You are looking for a better monitoring of the Checkpoints with APMIA postgres extension.
Currently there are three metrics related to Checkpoints monitoring.
Checkpoints:Checkpoints Requested
Checkpoints:Checkpoints Scheduled
Checkpoints:Time Spent Where Files Are Written To Disk (ms)
Full matric path is:
SuperDomain|<hostname>|Infrastructure|Agent|Postgres Databases|<database server IP/hostname>>|postgres|....
It seems like metric Checkpoints:Time Spent Where Files Are Written To Disk (ms) are reporting cumulative value and not much use for proper monitoring of Checkpoint if there is an issue.
Your requirement is to have some type of value where you can set a threshold and get an alert if there is an issue with a Checkpoint during certain time window.
The APMIA Infrastructure Agent Engineering/DEV team has reviewed this Enhancement Request.
They are planning to have the following funcationality added to the APMIA Infrastructure Agent PostgreSQL Extension.
Once Enhancement Request is complete, this funcationality will be available with out of the box agent Extension.

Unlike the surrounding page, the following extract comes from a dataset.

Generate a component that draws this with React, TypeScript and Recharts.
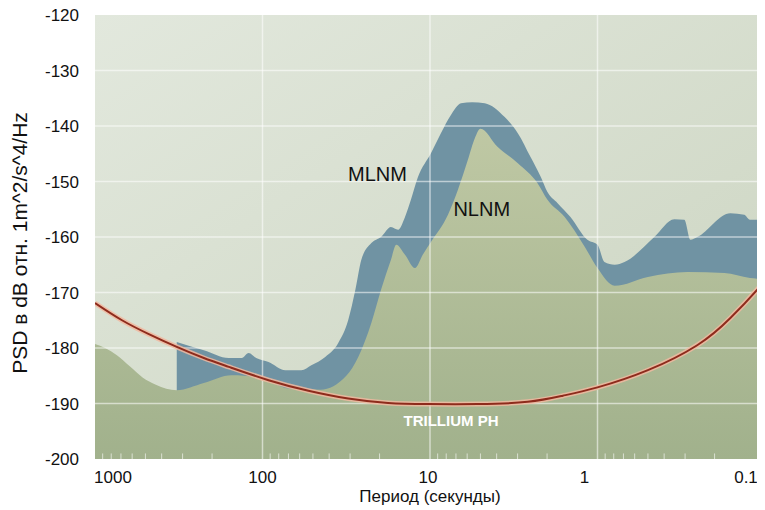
import React from 'react';
import {
  ComposedChart,
  Area,
  Line,
  XAxis,
  YAxis,
  ReferenceLine,
  ReferenceDot,
  CartesianGrid,
} from 'recharts';

// ---- data ----
const periodTicks = [1000, 100, 10, 1, 0.1];
const psdTicks = [-200, -190, -180, -170, -160, -150, -140, -130, -120];
const majorGridPeriods = [100, 10, 1];
const minorTicks = [
  900, 800, 700, 600, 500, 400, 300, 200,
  90, 80, 70, 60, 50, 40, 30, 20,
  9, 8, 7, 6, 5, 4, 3, 2,
  0.9, 0.8, 0.7, 0.6, 0.5, 0.4, 0.3, 0.2,
];

// New Low Noise Model (lower boundary of the blue band / top of green fill)
const nlnm = [
  { p: 1000, v: -179.3 }, { p: 870, v: -180.0 }, { p: 740, v: -181.3 },
  { p: 620, v: -183.3 }, { p: 520, v: -185.3 }, { p: 433, v: -186.6 },
  { p: 325, v: -187.6 },
  { p: 224, v: -186.3 }, { p: 153, v: -184.9 }, { p: 101, v: -185.4 },
  { p: 70, v: -187.3 }, { p: 45, v: -187.5 }, { p: 31.6, v: -185.0 },
  { p: 26.8, v: -181.6 }, { p: 22.4, v: -175.5 }, { p: 19.6, v: -169.5 },
  { p: 17.1, v: -164.1 }, { p: 15.9, v: -161.4 }, { p: 14.1, v: -163.2 },
  { p: 12.3, v: -165.6 }, { p: 11.0, v: -163.1 }, { p: 9.87, v: -160.9 },
  { p: 7.81, v: -156.0 }, { p: 6.81, v: -151.5 }, { p: 5.94, v: -146.1 },
  { p: 5.4, v: -142.2 }, { p: 5.0, v: -140.5 }, { p: 3.94, v: -143.8 },
  { p: 2.99, v: -146.7 }, { p: 2.28, v: -150.3 }, { p: 1.99, v: -153.3 },
  { p: 1.57, v: -156.4 }, { p: 1.19, v: -161.8 }, { p: 1.0, v: -165.6 },
  { p: 0.79, v: -168.8 }, { p: 0.5, v: -167.2 }, { p: 0.29, v: -166.3 },
  { p: 0.175, v: -166.5 }, { p: 0.123, v: -167.4 }, { p: 0.1, v: -167.6 },
];

// MLNM upper boundary (top of the blue band)
const mlnm = [
  { p: 325, v: -178.9 }, { p: 224, v: -180.4 }, { p: 159, v: -181.8 },
  { p: 133, v: -181.8 }, { p: 121, v: -180.9 }, { p: 109, v: -181.8 },
  { p: 92, v: -182.5 }, { p: 73, v: -184.0 }, { p: 58.6, v: -184.0 },
  { p: 51.1, v: -183.1 }, { p: 42.2, v: -181.6 }, { p: 35.3, v: -179.1 },
  { p: 30.8, v: -175.0 }, { p: 27.9, v: -169.5 }, { p: 25.7, v: -164.1 },
  { p: 22.4, v: -161.1 }, { p: 19.6, v: -160.0 }, { p: 17.1, v: -158.2 },
  { p: 15.5, v: -158.7 }, { p: 14.1, v: -156.4 }, { p: 13.0, v: -153.3 },
  { p: 11.8, v: -149.2 }, { p: 9.87, v: -144.9 }, { p: 8.61, v: -141.3 },
  { p: 7.5, v: -138.0 }, { p: 6.53, v: -135.9 }, { p: 5.6, v: -135.7 },
  { p: 4.71, v: -135.9 }, { p: 3.58, v: -138.4 }, { p: 2.99, v: -141.3 },
  { p: 2.51, v: -145.6 }, { p: 2.18, v: -149.2 }, { p: 1.99, v: -151.9 },
  { p: 1.73, v: -153.9 }, { p: 1.45, v: -156.4 }, { p: 1.15, v: -160.5 },
  { p: 1.0, v: -161.4 }, { p: 0.909, v: -164.5 }, { p: 0.79, v: -165.0 },
  { p: 0.69, v: -164.5 }, { p: 0.458, v: -160.0 }, { p: 0.348, v: -156.8 },
  { p: 0.303, v: -156.9 }, { p: 0.279, v: -160.5 }, { p: 0.254, v: -160.0 },
  { p: 0.161, v: -155.7 }, { p: 0.133, v: -156.0 }, { p: 0.123, v: -156.9 },
  { p: 0.1, v: -156.9 },
];

// Trillium PH self-noise curve
const trillium = [
  { p: 1000, v: -171.9 }, { p: 690, v: -175.0 }, { p: 477, v: -177.5 },
  { p: 325, v: -179.8 }, { p: 224, v: -181.8 }, { p: 159, v: -183.4 },
  { p: 92, v: -185.8 }, { p: 53.2, v: -187.7 }, { p: 30.8, v: -189.1 },
  { p: 17.8, v: -189.9 }, { p: 10.3, v: -190.1 }, { p: 5.18, v: -190.1 },
  { p: 2.61, v: -189.7 }, { p: 1.61, v: -188.6 }, { p: 1.0, v: -187.1 },
  { p: 0.5, v: -184.0 }, { p: 0.254, v: -179.5 }, { p: 0.161, v: -174.6 },
  { p: 0.107, v: -168.9 }, { p: 0.1, v: -167.6 },
];

const curveLabels = [
  { p: 20.6, v: -148.65, text: 'MLNM' },
  { p: 4.91, v: -155.0, text: 'NLNM' },
];
const trilliumLabel = { p: 7.49, v: -193.15, text: 'TRILLIUM PH' };

const FONT = '"Liberation Sans", Arial, sans-serif';

const tickShift: Record<string, number> = { '1000': 18, '1': -13, '0.1': -19, '10': -2 };

function PeriodTick(props: any) {
  const { x, y, payload } = props;
  const label = String(payload.value);
  return (
    <text
      x={x + (tickShift[label] ?? 0)}
      y={y}
      dy={14}
      textAnchor="middle"
      fontSize={17}
      fill="#111"
      fontFamily={FONT}
    >
      {label}
    </text>
  );
}

function XLabel(props: any) {
  const vb = props.viewBox || {};
  return (
    <text
      x={vb.x + vb.width / 2}
      y={vb.y + 43}
      textAnchor="middle"
      fontSize={17}
      fill="#111"
      fontFamily={FONT}
    >
      Период (секунды)
    </text>
  );
}

function YLabel(props: any) {
  const vb = props.viewBox || {};
  const cx = vb.x + 27;
  const cy = vb.y + vb.height / 2 + 6;
  return (
    <text
      x={cx}
      y={cy}
      transform={`rotate(-90 ${cx} ${cy})`}
      textAnchor="middle"
      fontSize={21}
      fill="#111"
      fontFamily={FONT}
    >
      PSD в dB отн. 1m^2/s^4/Hz
    </text>
  );
}

export default function App() {
  return (
    <div style={{ width: 765, height: 510, margin: '-8px 0 0 -8px', fontFamily: FONT }}>
      <ComposedChart
        width={765}
        height={510}
        margin={{ top: 15, right: 0, bottom: 0, left: 0 }}
        style={{ fontFamily: FONT }}
      >
        <defs>
          <linearGradient id="bgGrad" x1="0" y1="0" x2="1" y2="1">
            <stop offset="0%" stopColor="#e2e8dd" />
            <stop offset="100%" stopColor="#cbd4c0" />
          </linearGradient>
          <linearGradient id="greenGrad" x1="0" y1="0" x2="0" y2="1">
            <stop offset="0%" stopColor="#bfc8a4" />
            <stop offset="100%" stopColor="#a1b18c" />
          </linearGradient>
        </defs>
        <CartesianGrid horizontal={false} vertical={false} fill="url(#bgGrad)" stroke="none" />
        <XAxis
          type="number"
          dataKey="p"
          scale="log"
          domain={[0.1, 1000]}
          reversed
          allowDataOverflow
          ticks={periodTicks}
          tick={<PeriodTick />}
          tickLine={false}
          axisLine={false}
          tickSize={6}
          tickMargin={4}
          height={51}
          interval={0}
          label={<XLabel />}
        />
        <YAxis
          type="number"
          domain={[-200, -120]}
          ticks={psdTicks}
          allowDataOverflow
          tickLine={false}
          axisLine={false}
          tickSize={6}
          tickMargin={10}
          width={95}
          interval={0}
          tick={{ fontSize: 17, fill: '#111', fontFamily: FONT }}
          label={<YLabel />}
        />
        <Area
          data={mlnm}
          dataKey="v"
          type="monotone"
          baseValue={-200}
          fill="#7093a3"
          fillOpacity={1}
          stroke="none"
          isAnimationActive={false}
          dot={false}
          activeDot={false}
        />
        <Area
          data={nlnm}
          dataKey="v"
          type="monotone"
          baseValue={-200}
          fill="url(#greenGrad)"
          fillOpacity={1}
          stroke="none"
          isAnimationActive={false}
          dot={false}
          activeDot={false}
        />
        {psdTicks.slice(1, -1).map((t) => (
          <ReferenceLine key={'h' + t} y={t} stroke="#ffffff" strokeOpacity={0.55} strokeWidth={1.5} />
        ))}
        {majorGridPeriods.map((t) => (
          <ReferenceLine key={'v' + t} x={t} stroke="#ffffff" strokeOpacity={0.55} strokeWidth={1.5} />
        ))}
        {minorTicks.map((t) => (
          <ReferenceLine
            key={'m' + t}
            segment={[{ x: t, y: -200 }, { x: t, y: -199 }]}
            stroke="#ffffff"
            strokeOpacity={0.6}
            strokeWidth={1}
          />
        ))}
        <Line
          data={trillium}
          dataKey="v"
          type="natural"
          stroke="#f1b9a0"
          strokeWidth={5}
          strokeOpacity={0.85}
          dot={false}
          activeDot={false}
          isAnimationActive={false}
        />
        <Line
          data={trillium}
          dataKey="v"
          type="natural"
          stroke="#8e2b1c"
          strokeWidth={2}
          dot={false}
          activeDot={false}
          isAnimationActive={false}
        />
        {curveLabels.map((c) => (
          <ReferenceDot
            key={c.text}
            x={c.p}
            y={c.v}
            r={1}
            fill="none"
            stroke="none"
            label={{ value: c.text, position: 'center', fontSize: 20, fill: '#111', fontFamily: FONT }}
          />
        ))}
        <ReferenceDot
          x={trilliumLabel.p}
          y={trilliumLabel.v}
          r={1}
          fill="none"
          stroke="none"
          label={{
            value: trilliumLabel.text,
            position: 'center',
            fontSize: 15,
            fontWeight: 'bold',
            fill: '#ffffff',
            fontFamily: FONT,
          }}
        />
      </ComposedChart>
    </div>
  );
}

Implementing the following:
Checkpoint Write Ratio
checkpoint_write_ratio = (checkpoints_req / (checkpoints_timed + checkpoints_req)) * 100
checkpoints_req: Checkpoints forced by reaching max_wal_size or checkpoint_segments (emergency/forced checkpoints)
checkpoints_timed: Checkpoints that happened on schedule due to checkpoint_timeout
All checkpoints are happening on schedule (checkpoints_timed)
No emergency/forced checkpoints (checkpoints_req = 0)
Your WAL (Write-Ahead Log) configuration is properly sized
The system isn't being overwhelmed with writes
Values to be considered for alerting ate as follows (this is on suggestion and could be modified according to the environment and monitoring needs):
0-10%: Excellent (your case)
10-20%: Good
20-50%: Needs attention
>50%: Poor - consider increasing max_wal_size
This Enhancement Request will be available in DX O2 SAAS release 25.11.